Entries with chart source code:
####

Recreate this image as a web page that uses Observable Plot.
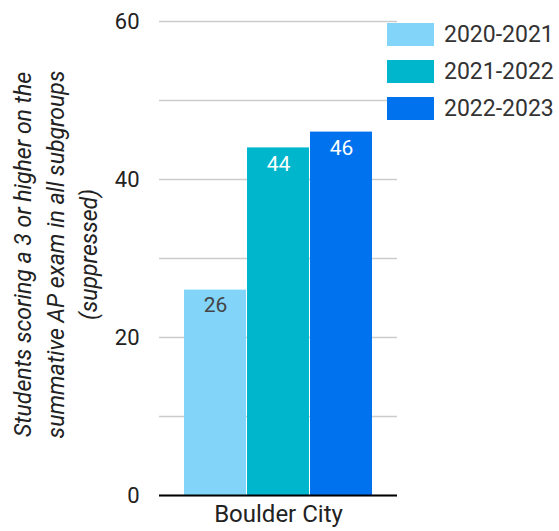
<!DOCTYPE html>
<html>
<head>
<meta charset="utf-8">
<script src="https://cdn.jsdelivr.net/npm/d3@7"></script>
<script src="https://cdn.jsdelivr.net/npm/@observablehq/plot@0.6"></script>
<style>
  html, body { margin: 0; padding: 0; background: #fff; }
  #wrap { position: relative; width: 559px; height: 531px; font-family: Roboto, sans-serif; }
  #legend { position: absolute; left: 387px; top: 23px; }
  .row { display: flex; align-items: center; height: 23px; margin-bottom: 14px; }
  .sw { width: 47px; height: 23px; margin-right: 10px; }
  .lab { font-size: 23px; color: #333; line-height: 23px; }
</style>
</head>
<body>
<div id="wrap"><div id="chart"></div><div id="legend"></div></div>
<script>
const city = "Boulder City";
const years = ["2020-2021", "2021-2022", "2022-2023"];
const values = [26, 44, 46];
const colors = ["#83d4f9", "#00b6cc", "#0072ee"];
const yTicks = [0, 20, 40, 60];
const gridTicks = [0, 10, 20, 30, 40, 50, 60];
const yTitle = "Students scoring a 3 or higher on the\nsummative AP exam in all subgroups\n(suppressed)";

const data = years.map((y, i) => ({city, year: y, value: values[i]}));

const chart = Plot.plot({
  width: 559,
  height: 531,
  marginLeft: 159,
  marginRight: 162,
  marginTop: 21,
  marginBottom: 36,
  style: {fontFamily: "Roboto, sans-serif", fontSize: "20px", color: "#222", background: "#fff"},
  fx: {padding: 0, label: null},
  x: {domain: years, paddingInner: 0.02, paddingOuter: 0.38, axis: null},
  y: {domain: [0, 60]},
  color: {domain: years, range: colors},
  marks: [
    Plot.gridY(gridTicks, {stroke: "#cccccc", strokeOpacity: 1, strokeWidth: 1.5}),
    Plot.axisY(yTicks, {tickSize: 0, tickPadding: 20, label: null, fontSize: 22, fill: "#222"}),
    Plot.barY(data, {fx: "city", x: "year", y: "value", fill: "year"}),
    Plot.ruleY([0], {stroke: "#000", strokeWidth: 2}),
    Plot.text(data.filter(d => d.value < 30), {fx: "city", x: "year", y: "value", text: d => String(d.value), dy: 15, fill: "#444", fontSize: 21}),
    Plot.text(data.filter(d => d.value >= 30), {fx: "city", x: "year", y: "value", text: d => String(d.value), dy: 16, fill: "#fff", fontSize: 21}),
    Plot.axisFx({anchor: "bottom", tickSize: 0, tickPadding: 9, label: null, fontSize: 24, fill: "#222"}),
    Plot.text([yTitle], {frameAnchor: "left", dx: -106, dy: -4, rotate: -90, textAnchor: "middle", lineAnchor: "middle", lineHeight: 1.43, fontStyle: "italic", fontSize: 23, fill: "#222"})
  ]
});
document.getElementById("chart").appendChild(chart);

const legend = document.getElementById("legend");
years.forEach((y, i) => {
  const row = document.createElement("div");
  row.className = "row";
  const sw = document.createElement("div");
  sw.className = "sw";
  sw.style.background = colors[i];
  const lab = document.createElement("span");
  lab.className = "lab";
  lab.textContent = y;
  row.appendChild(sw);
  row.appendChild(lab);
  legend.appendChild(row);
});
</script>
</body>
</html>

####

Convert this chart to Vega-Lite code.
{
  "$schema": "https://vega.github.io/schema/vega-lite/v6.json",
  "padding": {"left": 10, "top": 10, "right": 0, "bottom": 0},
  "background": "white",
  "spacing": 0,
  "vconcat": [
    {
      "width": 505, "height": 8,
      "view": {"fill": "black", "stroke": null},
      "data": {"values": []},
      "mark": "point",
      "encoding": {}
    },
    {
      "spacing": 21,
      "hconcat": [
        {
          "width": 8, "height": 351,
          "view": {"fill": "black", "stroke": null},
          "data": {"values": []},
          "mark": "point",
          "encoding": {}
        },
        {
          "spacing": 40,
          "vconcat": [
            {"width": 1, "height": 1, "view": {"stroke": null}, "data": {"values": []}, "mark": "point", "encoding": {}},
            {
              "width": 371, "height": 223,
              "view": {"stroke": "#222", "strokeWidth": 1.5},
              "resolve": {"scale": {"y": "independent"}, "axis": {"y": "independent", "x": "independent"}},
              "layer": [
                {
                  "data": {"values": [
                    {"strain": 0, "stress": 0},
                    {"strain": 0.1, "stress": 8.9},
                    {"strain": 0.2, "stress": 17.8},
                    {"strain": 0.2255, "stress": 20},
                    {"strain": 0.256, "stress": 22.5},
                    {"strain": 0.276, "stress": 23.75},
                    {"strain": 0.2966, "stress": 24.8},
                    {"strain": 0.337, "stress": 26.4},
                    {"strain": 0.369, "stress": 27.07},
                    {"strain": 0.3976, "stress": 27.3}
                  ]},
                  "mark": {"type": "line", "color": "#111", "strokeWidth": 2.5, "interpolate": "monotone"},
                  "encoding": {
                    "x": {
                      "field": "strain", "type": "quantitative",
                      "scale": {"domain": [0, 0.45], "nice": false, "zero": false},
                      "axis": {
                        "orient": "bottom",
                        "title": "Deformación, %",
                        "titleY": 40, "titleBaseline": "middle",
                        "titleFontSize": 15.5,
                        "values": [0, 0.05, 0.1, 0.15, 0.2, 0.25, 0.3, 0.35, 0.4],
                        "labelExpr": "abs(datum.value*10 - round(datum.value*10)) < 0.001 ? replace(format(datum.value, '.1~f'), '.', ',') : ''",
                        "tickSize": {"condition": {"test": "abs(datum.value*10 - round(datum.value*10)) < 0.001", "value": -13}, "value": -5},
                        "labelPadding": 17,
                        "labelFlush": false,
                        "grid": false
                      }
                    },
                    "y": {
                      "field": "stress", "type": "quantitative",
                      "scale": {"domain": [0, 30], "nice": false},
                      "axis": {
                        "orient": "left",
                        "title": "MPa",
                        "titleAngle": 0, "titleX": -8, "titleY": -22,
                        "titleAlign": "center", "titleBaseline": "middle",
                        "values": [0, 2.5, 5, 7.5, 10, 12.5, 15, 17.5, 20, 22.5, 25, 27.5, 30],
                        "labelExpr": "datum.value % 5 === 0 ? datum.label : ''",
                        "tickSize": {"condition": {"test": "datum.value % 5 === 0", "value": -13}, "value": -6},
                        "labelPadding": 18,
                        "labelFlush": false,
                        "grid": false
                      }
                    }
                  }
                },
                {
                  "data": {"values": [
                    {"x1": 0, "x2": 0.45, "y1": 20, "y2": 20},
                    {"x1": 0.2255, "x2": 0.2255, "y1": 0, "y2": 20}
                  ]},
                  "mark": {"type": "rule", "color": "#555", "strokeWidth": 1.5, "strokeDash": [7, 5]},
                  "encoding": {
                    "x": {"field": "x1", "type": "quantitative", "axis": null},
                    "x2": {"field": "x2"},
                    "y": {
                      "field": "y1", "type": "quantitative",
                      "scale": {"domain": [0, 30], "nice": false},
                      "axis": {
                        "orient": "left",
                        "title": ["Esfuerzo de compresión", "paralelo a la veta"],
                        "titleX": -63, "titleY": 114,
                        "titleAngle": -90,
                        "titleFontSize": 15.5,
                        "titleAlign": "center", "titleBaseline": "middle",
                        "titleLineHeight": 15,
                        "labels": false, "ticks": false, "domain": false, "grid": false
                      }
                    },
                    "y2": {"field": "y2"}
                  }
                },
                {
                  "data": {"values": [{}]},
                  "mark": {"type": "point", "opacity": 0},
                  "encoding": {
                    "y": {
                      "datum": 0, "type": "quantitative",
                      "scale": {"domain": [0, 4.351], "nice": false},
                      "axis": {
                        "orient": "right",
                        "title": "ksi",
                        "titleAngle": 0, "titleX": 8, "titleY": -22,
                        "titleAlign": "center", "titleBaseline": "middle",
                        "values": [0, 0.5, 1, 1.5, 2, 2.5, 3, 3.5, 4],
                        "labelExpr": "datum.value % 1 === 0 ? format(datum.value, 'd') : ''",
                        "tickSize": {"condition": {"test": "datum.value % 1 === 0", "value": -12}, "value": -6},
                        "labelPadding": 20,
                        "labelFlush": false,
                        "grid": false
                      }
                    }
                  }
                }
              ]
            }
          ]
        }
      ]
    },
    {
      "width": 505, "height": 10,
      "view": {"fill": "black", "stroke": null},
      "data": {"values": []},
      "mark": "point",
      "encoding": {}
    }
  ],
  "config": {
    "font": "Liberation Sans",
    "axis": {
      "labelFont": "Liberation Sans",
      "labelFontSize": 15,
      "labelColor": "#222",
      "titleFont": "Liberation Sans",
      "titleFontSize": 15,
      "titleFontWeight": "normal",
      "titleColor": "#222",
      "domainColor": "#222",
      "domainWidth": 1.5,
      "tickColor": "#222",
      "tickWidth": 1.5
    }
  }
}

####

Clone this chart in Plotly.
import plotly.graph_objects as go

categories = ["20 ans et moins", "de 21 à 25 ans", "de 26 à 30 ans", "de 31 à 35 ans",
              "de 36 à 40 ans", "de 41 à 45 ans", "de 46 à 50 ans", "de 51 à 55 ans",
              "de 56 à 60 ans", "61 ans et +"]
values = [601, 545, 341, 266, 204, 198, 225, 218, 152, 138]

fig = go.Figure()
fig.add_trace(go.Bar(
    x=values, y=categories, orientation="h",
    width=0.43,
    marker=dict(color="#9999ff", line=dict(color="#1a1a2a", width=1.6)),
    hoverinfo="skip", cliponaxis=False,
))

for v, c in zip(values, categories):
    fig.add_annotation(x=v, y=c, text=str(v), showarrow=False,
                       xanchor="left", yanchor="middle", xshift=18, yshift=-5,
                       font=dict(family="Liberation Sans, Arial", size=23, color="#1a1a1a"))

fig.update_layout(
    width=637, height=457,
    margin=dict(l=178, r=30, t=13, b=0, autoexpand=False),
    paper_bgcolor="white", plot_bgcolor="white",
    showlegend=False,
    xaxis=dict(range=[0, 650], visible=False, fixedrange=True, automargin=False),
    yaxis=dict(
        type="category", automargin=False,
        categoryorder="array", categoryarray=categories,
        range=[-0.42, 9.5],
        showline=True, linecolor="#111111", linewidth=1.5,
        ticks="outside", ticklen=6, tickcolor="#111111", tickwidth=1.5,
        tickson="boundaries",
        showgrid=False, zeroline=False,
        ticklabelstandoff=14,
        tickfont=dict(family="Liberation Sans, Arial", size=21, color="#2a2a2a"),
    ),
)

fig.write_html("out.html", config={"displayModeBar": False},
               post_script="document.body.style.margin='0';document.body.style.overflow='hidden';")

####

--- PROBLEM TO WORK ON ---
Begin with the line that contains "Recreate this image" and end with the line that contains "const data = years.map((y, i)"; write out both and all lines between exactly, but no pictures.

--- RESULT OF THE EXERCISE ---
Recreate this image as a web page that uses Observable Plot.
<!DOCTYPE html>
<html>
<head>
<meta charset="utf-8">
<script src="https://cdn.jsdelivr.net/npm/d3@7"></script>
<script src="https://cdn.jsdelivr.net/npm/@observablehq/plot@0.6"></script>
<style>
  html, body { margin: 0; padding: 0; background: #fff; }
  #wrap { position: relative; width: 559px; height: 531px; font-family: Roboto, sans-serif; }
  #legend { position: absolute; left: 387px; top: 23px; }
  .row { display: flex; align-items: center; height: 23px; margin-bottom: 14px; }
  .sw { width: 47px; height: 23px; margin-right: 10px; }
  .lab { font-size: 23px; color: #333; line-height: 23px; }
</style>
</head>
<body>
<div id="wrap"><div id="chart"></div><div id="legend"></div></div>
<script>
const city = "Boulder City";
const years = ["2020-2021", "2021-2022", "2022-2023"];
const values = [26, 44, 46];
const colors = ["#83d4f9", "#00b6cc", "#0072ee"];
const yTicks = [0, 20, 40, 60];
const gridTicks = [0, 10, 20, 30, 40, 50, 60];
const yTitle = "Students scoring a 3 or higher on the\nsummative AP exam in all subgroups\n(suppressed)";

const data = years.map((y, i) => ({city, year: y, value: values[i]}));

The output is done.